Sounds, Visions and Insights by Brian Skutle

Jackie

Grade : A+ Year : 2016 Director : Pablo Larrain Running Time : 1hr 40min Genre : ,
Movie review score
A+

The assassination of John F. Kennedy has so ingrained itself as the defining aspect of our 35th President’s life (and death), that I will admit to Jackie not really having given his widow, Jacqueline Kennedy Onassis, much thought over the years. I remember it being a big deal when she passed away in 1994, and relishing the twisted performance by Parker Posey of a woman obsessed with her in “The House of Yes.” I remember her status as a fashion icon, and the heartbreaking images (courtesy of the Zapruder film) or her with her husband’s blown out head in her lap. But I haven’t really thought of her as an individual…until now. And wow, it’s hard not to consider her as important to the legacy of her husband as his death was after watching Pablo Larrain’s bold and unforgettable film.

The movie jumps back and forth in time, but focuses primarily on the week or two after President Kennedy’s death on November 22, 1963. In particular, we keep coming back to an interview with Life magazine’s Theodore H. White (Billy Crudup) as Jackie (Natalie Portman) conducts an interview which she insists on having editorial control over how she is portrayed. We see her far away from the effervescent, beautiful focal point she was after her husband took office, when she led a famous televised tour of the White House that was meant to show off the considerable restorations she did to building. Losing her husband, being with him at his violent end, and being widowed at 34 years old, with two young children to look after, is an amazing loss, and we see it on her face as she is talking to White, or going through the motions of trying to go on and plan her husband’s funeral, which she wants to model after Lincoln’s. Her reasoning to others is that she doesn’t want her husband forgotten? Is that her honest reasoning, though?

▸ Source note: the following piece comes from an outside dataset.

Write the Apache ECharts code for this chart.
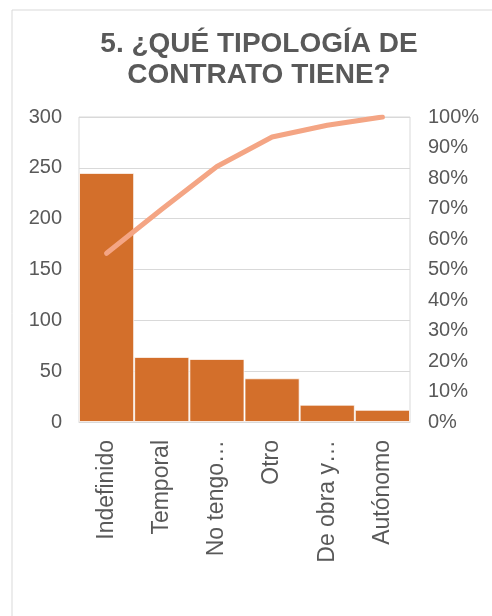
<!DOCTYPE html>
<html>
<head>
<meta charset="utf-8">
<script src="https://cdn.jsdelivr.net/npm/echarts@6/dist/echarts.min.js"></script>
<style>
  html, body { margin: 0; padding: 0; background: #fff; }
  #chart { width: 492px; height: 616px; }
</style>
</head>
<body>
<div id="chart"></div>
<script>
// Contract types, sorted by number of answers
const categories = ['Indefinido', 'Temporal', 'No tengo…', 'Otro', 'De obra y…', 'Autónomo'];
const counts = [245, 64, 62, 43, 17, 12];
const countTicks = [0, 300, 50];      // min, max, step of the left axis
const shareTicks = [0, 1, 0.1];       // min, max, step of the right axis

// Running share of the total (Pareto line)
const total = counts.reduce((a, b) => a + b, 0);
let running = 0;
const cumulative = counts.map(v => { running += v; return running / total; });

const textColor = '#595959';
const gridColor = '#d9d9d9';
const font = 'Liberation Sans, Arial, sans-serif';

const chart = echarts.init(document.getElementById('chart'));
chart.setOption({
  animation: false,
  textStyle: { fontFamily: font },
  title: {
    text: '5. ¿QUÉ TIPOLOGÍA DE\nCONTRATO TIENE?',
    left: 254,
    top: 24,
    textAlign: 'center',
    textStyle: {
      fontFamily: font,
      fontSize: 28,
      fontWeight: 'bold',
      lineHeight: 31,
      color: textColor
    }
  },
  graphic: [{
    type: 'rect',
    shape: { x: 12, y: 10, width: 520, height: 640 },
    style: { fill: 'none', stroke: gridColor, lineWidth: 1 },
    silent: true
  }],
  grid: {
    left: 79, right: 82, top: 117, bottom: 194,
    show: true, borderColor: gridColor, borderWidth: 1
  },
  xAxis: {
    type: 'category',
    data: categories,
    axisLine: { show: true, lineStyle: { color: gridColor } },
    axisTick: { show: false },
    axisLabel: {
      rotate: 90,
      margin: 18,
      fontSize: 23,
      color: textColor,
      interval: 0
    }
  },
  yAxis: [{
    type: 'value',
    min: countTicks[0], max: countTicks[1], interval: countTicks[2],
    axisLine: { show: false },
    axisTick: { show: false },
    axisLabel: { fontSize: 20, color: textColor, margin: 17 },
    splitLine: { lineStyle: { color: gridColor, width: 1 } }
  }, {
    type: 'value',
    min: shareTicks[0], max: shareTicks[1], interval: shareTicks[2],
    axisLine: { show: false },
    axisTick: { show: false },
    splitLine: { show: false },
    axisLabel: {
      fontSize: 20, color: textColor, margin: 18,
      formatter: v => Math.round(v * 100) + '%'
    }
  }],
  series: [{
    type: 'bar',
    data: counts,
    barCategoryGap: 0,
    itemStyle: {
      color: '#D36F2B',
      borderColor: 'rgba(255,255,255,0.75)',
      borderWidth: 1
    }
  }, {
    type: 'line',
    yAxisIndex: 1,
    data: cumulative,
    showSymbol: false,
    symbol: 'none',
    lineStyle: { color: '#F4A584', width: 5, cap: 'round', join: 'round' }
  }]
});
</script>
</body>
</html>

Noah Oppenheim’s screenplay is a model of simplicity digging deep, and Larrain’s direction digs deep with every straight away shot, every time Portman’s Jackie has to assert herself in the face of unimaginable grief. Aiding him immeasurably is a score by Mica Levi that is melodramatic and bombastic, but stunningly fitting for the film Larrain has made. This is music that you will not be humming after the film, but you will truly never forget its impact on the film, and how it takes you into the fugue state the First Lady is in after her husband’s death. As Jackie, Portman is nothing short of astonishing. The accent she sports for the role is debatable on how well it works, but the emotions she wears on her sleeve are not. It’s heartbreaking and heartfelt, the work she does here, and she gets great support by Peter Sarsgaard as Bobby Kennedy, Greta Gerwig as Nancy Tuckerman, her assistant, and plenty others in the cast as she gives us a personal and powerful look at a woman who set a high standard for the role she played during her husband’s time in office, and wrestled with a painful moment in her own, and American, history with the strength and sophistication she exuded while in the spotlight. Like its subject, you will not be able to take your eyes off of “Jackie.”